A battle about banning the construction of new piers in Glenbrook Bay has been resolved without the need, as had previously been planned, for the Governing Board of the Tahoe Regional Planning Agency to decide the outcome.

An agreement has been worked out between two Glenbrook property owners who were trying to build a pier near the bay’s community pier and a group of residents who were attempting to prohibit all pier construction there, said Gary Midkiff, a building consultant for the latter party.

TRPA’s decision-making board was to hear the prohibition issue later this month.



The board’s advisory planning commission – after three hours of discussion – endorsed the proposed pier prohibition in May. However, the parties agreed to try to work out a resolution before going to the governing board.

In the 1980s, ordinances were drafted detailing the wish of Glenbrook homeowners to keep new piers out of the bay. However, those plans became a guide for development there – not a regulation.




Midkiff represents a group of Glenbrook property owners who wanted to solidify what was outlined in the guide. One of the reasons for the recent push for that was because two property owners, Harvey Whittemore and Larry Ruvo, had applications pending for a new pier in the bay.

If approved, the Glenbrook residents felt, that could open up the possibility for up to 15 other piers to be built along the beach.
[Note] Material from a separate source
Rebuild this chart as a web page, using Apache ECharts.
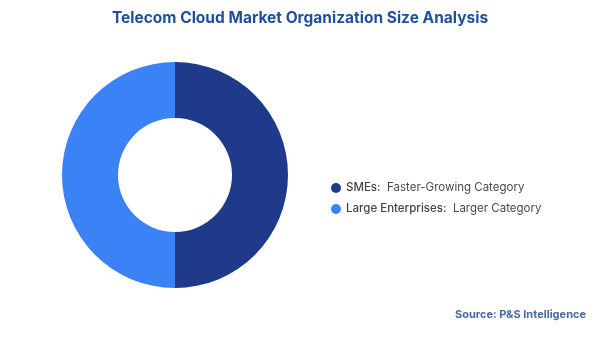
<!DOCTYPE html>
<html><head><meta charset="utf-8">
<script src="https://cdn.jsdelivr.net/npm/echarts@6/dist/echarts.min.js"></script>
<style>html,body{margin:0;padding:0;background:#fff}#c{width:600px;height:337px}</style>
</head><body><div id="c"></div>
<script>
var categories = ["SMEs", "Large Enterprises"];
var descriptions = ["Faster-Growing Category", "Larger Category"];
var values = [50, 50];
var colors = ["#1f3a8a", "#3b82f6"];

var chart = echarts.init(document.getElementById('c'));
chart.setOption({
  animation: false,
  title: [{
    text: "Telecom Cloud Market Organization Size Analysis",
    left: 'center', top: 5,
    textStyle: {fontFamily: 'Inter', fontSize: 15.5, fontWeight: 'bold', color: '#1e4f9c'}
  }, {
    text: "Source: P&S Intelligence",
    right: 9, top: 304,
    textStyle: {fontFamily: 'Inter', fontSize: 11, fontWeight: 'bold', color: '#4a68a3'}
  }],
  legend: {
    orient: 'vertical', left: 326, top: 177,
    icon: 'circle', itemWidth: 10, itemHeight: 10, itemGap: 9,
    data: categories,
    formatter: function (name) {
      var i = categories.indexOf(name);
      return '{b|' + name + ':}  ' + descriptions[i];
    },
    textStyle: {fontFamily: 'Inter', fontSize: 11.5, color: '#4a4a4a',
      rich: {b: {fontFamily: 'Inter', fontSize: 11.5, color: '#444', fontWeight: 500}}}
  },
  series: [{
    type: 'pie',
    center: [175, 175],
    radius: [57, 113],
    startAngle: 90,
    clockwise: true,
    label: {show: false},
    labelLine: {show: false},
    itemStyle: {borderWidth: 0},
    data: categories.map(function (c, i) {
      return {name: c, value: values[i], itemStyle: {color: colors[i]}};
    })
  }]
});
</script></body></html>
Under today’s rules, there is question as to whether any of the 15 possibilities would be allowed. However, TRPA is in the process of amending its shorezone ordinances, and the property owners feared the Whittemore-Ruvo pier could pave the way for more.

Details of the agreement include Whittemore and Ruvo withdrawing their application for a pier and applying for one in a different, more out-of-the-way location, Midkiff said. The property where the pier would have been located will be turned over to Robert Daiss, one of Midkiff’s clients. Finally, the proposal for the pier prohibition would be withdrawn.

“Our clients are satisfied with the agreement,” Midkiff said.

Whittemore’s and Ruvo’s pier proposals have been met with controversy before. Earlier this year, a proposal which could have helped the pier-building efforts of Whittemore, who is a powerful casino lobbyist in Nevada, was slipped into a Senate Bill at the last minute. Branded “piergate,” the controversial move brought a lot of attention to both Whittemore and the senator, Mark James, who introduced it. The bill later passed, absent the controversial addition.

Whittemore did not return phone calls Friday or Monday.